Task objective: Your task is to copy every line of the entries that contains "with".
— Begin Given data —
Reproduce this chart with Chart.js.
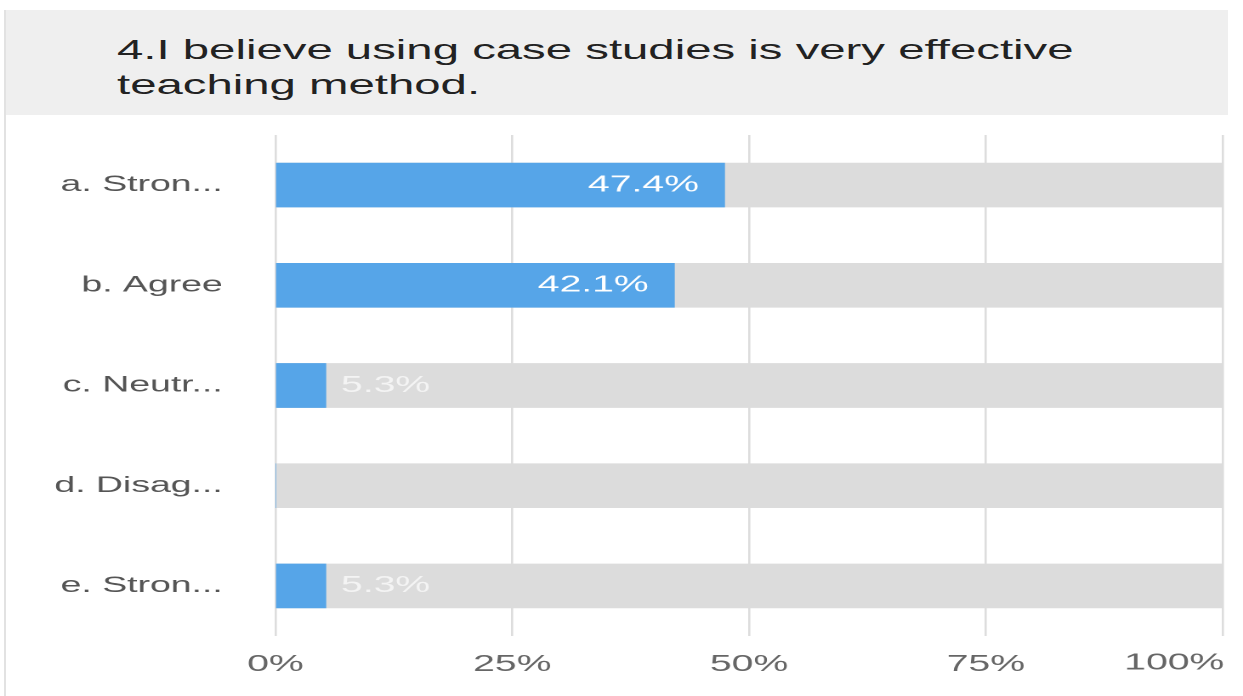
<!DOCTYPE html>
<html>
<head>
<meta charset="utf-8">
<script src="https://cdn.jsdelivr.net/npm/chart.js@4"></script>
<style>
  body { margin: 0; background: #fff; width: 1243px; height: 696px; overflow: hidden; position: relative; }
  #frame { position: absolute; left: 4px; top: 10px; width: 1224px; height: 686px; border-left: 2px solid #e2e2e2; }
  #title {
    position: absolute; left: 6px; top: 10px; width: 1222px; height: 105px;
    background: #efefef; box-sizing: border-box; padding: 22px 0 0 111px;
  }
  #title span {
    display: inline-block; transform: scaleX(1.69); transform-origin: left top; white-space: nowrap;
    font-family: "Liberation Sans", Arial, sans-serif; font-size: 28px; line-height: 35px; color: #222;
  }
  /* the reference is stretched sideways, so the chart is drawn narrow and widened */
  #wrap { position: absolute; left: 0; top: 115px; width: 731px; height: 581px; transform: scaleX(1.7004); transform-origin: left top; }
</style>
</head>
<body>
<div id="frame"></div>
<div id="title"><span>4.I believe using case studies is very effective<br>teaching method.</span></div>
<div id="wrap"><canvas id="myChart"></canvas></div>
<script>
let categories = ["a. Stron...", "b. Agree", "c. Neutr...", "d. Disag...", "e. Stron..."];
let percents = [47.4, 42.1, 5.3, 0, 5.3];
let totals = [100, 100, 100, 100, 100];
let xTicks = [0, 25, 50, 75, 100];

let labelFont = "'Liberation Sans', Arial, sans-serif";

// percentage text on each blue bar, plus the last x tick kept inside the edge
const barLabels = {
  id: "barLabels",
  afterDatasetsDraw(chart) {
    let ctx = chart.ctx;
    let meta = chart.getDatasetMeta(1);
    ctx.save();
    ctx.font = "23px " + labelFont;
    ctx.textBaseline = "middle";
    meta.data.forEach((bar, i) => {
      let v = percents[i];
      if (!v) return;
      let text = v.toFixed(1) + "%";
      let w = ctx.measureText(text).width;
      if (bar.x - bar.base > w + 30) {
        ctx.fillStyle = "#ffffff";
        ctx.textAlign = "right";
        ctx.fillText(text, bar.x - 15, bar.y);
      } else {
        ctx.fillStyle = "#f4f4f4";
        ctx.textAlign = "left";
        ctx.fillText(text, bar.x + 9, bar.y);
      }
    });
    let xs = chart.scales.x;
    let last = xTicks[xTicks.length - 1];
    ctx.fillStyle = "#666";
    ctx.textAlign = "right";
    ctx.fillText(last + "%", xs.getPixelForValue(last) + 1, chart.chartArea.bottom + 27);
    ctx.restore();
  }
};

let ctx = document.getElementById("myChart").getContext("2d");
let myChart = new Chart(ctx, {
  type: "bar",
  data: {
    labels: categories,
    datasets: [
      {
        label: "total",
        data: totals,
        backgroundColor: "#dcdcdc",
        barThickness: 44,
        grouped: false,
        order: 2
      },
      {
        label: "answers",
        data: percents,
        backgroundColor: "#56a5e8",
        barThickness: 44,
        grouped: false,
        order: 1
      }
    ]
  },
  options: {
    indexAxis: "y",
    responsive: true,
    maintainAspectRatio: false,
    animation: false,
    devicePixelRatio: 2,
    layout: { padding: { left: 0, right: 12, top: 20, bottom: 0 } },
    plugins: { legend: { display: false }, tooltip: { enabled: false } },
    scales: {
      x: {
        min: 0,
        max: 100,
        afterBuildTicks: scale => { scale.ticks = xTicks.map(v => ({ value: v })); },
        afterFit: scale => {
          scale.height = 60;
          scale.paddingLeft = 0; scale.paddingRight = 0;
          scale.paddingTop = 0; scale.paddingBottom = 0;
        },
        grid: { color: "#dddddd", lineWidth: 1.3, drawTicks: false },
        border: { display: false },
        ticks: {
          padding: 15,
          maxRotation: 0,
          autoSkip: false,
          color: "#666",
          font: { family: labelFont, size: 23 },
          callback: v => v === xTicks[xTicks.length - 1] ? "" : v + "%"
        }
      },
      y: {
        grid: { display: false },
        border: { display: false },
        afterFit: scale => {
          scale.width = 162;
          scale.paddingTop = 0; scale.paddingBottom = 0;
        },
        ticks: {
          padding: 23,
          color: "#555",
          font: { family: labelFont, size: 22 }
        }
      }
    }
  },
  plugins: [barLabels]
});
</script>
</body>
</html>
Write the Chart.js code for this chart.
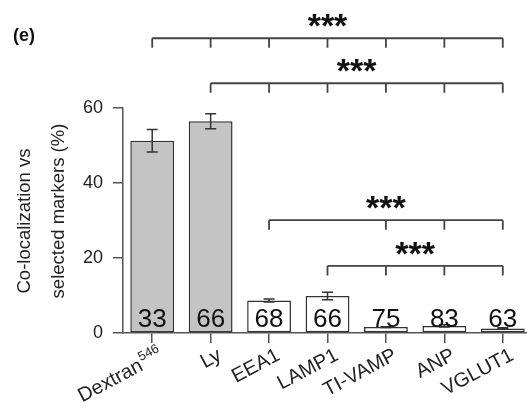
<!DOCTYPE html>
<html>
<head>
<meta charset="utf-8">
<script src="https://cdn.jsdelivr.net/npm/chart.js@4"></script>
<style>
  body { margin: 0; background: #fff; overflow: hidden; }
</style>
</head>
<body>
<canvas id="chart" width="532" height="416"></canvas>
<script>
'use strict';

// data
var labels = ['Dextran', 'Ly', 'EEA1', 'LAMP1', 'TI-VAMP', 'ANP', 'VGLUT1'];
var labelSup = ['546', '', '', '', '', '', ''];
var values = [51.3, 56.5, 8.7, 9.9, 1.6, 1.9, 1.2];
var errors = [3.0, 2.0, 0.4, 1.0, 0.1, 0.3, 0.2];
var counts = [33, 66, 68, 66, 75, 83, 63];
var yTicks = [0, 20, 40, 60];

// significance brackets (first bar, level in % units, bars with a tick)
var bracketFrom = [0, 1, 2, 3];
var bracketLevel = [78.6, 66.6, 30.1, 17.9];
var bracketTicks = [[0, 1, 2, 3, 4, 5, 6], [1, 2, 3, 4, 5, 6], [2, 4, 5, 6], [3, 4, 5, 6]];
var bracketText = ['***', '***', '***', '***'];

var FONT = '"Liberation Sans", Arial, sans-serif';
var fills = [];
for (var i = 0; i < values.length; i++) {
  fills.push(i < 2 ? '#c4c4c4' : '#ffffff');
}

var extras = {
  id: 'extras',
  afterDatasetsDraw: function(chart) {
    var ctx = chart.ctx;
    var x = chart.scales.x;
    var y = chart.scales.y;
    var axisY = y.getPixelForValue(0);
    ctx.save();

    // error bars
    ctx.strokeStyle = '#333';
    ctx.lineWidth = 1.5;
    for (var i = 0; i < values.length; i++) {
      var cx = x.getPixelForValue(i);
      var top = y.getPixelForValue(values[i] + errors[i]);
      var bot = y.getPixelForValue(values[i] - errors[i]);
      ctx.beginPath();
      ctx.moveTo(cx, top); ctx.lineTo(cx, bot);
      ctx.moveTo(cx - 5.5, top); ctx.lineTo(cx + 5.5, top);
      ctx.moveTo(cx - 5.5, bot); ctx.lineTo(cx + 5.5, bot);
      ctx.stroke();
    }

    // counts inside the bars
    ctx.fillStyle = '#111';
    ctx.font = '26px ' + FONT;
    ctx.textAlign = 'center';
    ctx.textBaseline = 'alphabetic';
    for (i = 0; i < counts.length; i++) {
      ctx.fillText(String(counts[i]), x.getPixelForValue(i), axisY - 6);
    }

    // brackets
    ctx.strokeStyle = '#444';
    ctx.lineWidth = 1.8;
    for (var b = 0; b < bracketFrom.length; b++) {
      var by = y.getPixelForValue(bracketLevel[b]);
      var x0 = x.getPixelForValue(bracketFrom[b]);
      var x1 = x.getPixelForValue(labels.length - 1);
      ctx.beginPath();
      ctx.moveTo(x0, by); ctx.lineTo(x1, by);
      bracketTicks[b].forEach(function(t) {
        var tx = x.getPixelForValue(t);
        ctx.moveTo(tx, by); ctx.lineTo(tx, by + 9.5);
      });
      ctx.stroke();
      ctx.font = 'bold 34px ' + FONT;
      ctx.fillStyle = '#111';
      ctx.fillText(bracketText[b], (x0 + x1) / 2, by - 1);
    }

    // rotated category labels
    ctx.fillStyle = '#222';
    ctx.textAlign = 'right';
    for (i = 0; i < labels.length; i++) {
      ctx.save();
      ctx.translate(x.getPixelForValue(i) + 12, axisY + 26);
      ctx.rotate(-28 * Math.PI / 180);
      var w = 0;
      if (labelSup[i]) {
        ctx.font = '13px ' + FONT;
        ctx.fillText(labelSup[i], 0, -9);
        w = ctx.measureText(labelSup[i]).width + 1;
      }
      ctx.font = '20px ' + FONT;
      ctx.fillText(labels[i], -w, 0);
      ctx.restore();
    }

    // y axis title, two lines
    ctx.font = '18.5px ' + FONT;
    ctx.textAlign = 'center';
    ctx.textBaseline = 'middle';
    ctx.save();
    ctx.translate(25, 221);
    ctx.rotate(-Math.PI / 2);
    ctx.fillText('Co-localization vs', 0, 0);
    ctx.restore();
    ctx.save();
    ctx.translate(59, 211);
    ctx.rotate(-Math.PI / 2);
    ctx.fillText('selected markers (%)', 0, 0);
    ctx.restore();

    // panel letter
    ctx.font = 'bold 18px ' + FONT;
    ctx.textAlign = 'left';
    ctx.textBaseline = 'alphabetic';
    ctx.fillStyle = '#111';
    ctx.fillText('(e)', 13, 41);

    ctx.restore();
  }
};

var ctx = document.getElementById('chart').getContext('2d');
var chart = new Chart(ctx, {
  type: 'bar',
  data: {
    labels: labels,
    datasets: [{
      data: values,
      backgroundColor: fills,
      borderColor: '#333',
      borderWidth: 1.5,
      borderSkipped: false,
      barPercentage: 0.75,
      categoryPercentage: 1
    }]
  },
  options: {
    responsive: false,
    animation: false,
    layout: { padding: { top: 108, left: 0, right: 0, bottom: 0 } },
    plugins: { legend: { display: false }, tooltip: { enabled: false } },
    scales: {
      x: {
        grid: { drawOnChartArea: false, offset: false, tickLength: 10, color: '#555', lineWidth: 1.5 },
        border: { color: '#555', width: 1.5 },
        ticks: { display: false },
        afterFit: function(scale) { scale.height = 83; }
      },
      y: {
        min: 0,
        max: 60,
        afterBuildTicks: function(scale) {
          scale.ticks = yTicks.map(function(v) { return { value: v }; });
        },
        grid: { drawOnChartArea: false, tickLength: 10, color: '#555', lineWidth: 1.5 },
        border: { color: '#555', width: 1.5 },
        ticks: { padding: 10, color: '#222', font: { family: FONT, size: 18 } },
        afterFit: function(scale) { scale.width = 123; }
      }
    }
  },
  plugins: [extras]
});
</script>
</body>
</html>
— End Given data —
Task output:
Reproduce this chart with Chart.js.
// significance brackets (first bar, level in % units, bars with a tick)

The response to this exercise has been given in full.